A ceci s’ajoutent deux points :

 

Ceci conduit à la grille suivante sauf fraude :

  • par défaut on appliquera le contrat sauf à (difficilement vu la montée du principe de loyauté des relations contractuelles qui s’impose de plus en plus) démontrer l’illégalité des stipulations contractuelles correspondantes. Sur ce point, voir Un contrat public illégal peut-il, à ce titre, être résilié ? Avec quelles conséquences ? Que changent les arrêts du 10 juillet 2020 ? [VIDEO] .
  • et sinon, la personne publique devra indemniser en gros :
    • les dépenses faites en application du contrat
    • moins les subventions ou aides reçues
    • moins les éventuelles pénalités à recevoir par la personne publique au titre des prestations déjà faites
    • plus le lucrum cessans… mais pour lequel il peut y avoir nombre de débats qui sont, usuellement, assez homériques
    • plus un très éventuel préjudice commercial
    • le tout étant partiellement compensé par des récupérations de biens à leur valeur contractuelle ou vénale selon des régimes complexes.

Cela dit, un autre facteur est à ajouter. Les auteurs parlent d’illégalités, à tout le moins, dans les politiques d’amortissement. Si l’on se place du point de vue de l’Etat, il faudrait alors voir s’il en résulterait ou non des redressements fiscaux conduisant à une majoration d’impôt sur les sociétés (en théorie oui mais en réalité sans doute que non si l’Etat s’est engagé sur ces points, ce dernier étant tenu par sa doctrine fiscale… dans des conditions cependant récemment assouplies ; voir CE, Ass., 28 octobre 2020, n° 428048 ; voir ici).
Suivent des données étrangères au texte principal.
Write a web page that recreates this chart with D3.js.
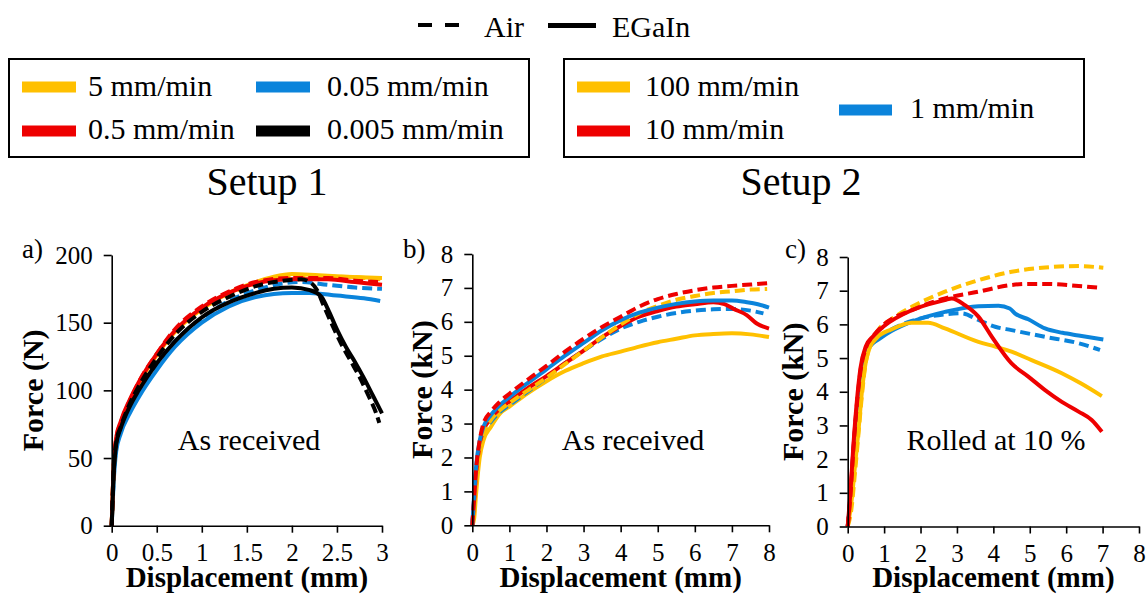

La facture finale pourra parfois être de 0 (pour un cas gagné par notre cabinet, voir : Résiliation pour motif d’intérêt général d’une DSP avant début d’exécution : une indemnisation du délégataire à 0 € est-elle possible ? ). Mais ce n’est pas le plus courant.

In fine, la facture peut être plus ou moins lourde selon le contrat, les expertises, les faits… et les qualités des avocats concernés car peu de domaines sont aussi « joueurs » que celui-ci, selon nous.

En ce cas, si réellement on se dirigeait vers une telle solution (ce dont je doute), une manière prudente, quoique lente, d’agir serait sans doute :

• de vérifier point par point que l’optimisme des auteurs sur ce point est certain (si l’autoroute a un péage trop élevé, difficile alors de dire qu’il n’y a pas à terme une perte de gain à indemniser SAUF certains cas de fraude par exemple, qui n’auraient que peu de chances d’être opérants ici. Mais en même temps reconnaissons que l’étude des auteurs semble pertinente et qu’il est possible qu’ils aient raison. Simplement, de tels sujets requièrent un travail énorme de vérification que je n’ai pas fait et la méthode des auteurs sur ce dernier point ne permet pas exactement d’entrer dans ces aspects du dossier).

•  et à défaut  au moindre doute, de préférer agir en plusieurs étapes : provoquer une censure au nom du droit européen (en intégrant les éléments soulevés par les auteurs et par CJUE, 28 octobre 2020, n° C-321/19, précité) ; ensuite d’avoir un peu d’exploitation déficitaire ; pour conduire enfin à une résiliation (unilatérale ou bilatérale) sécurisée financièrement. 

Mais tout ceci relève de toute manière de scénarios hypothétiques.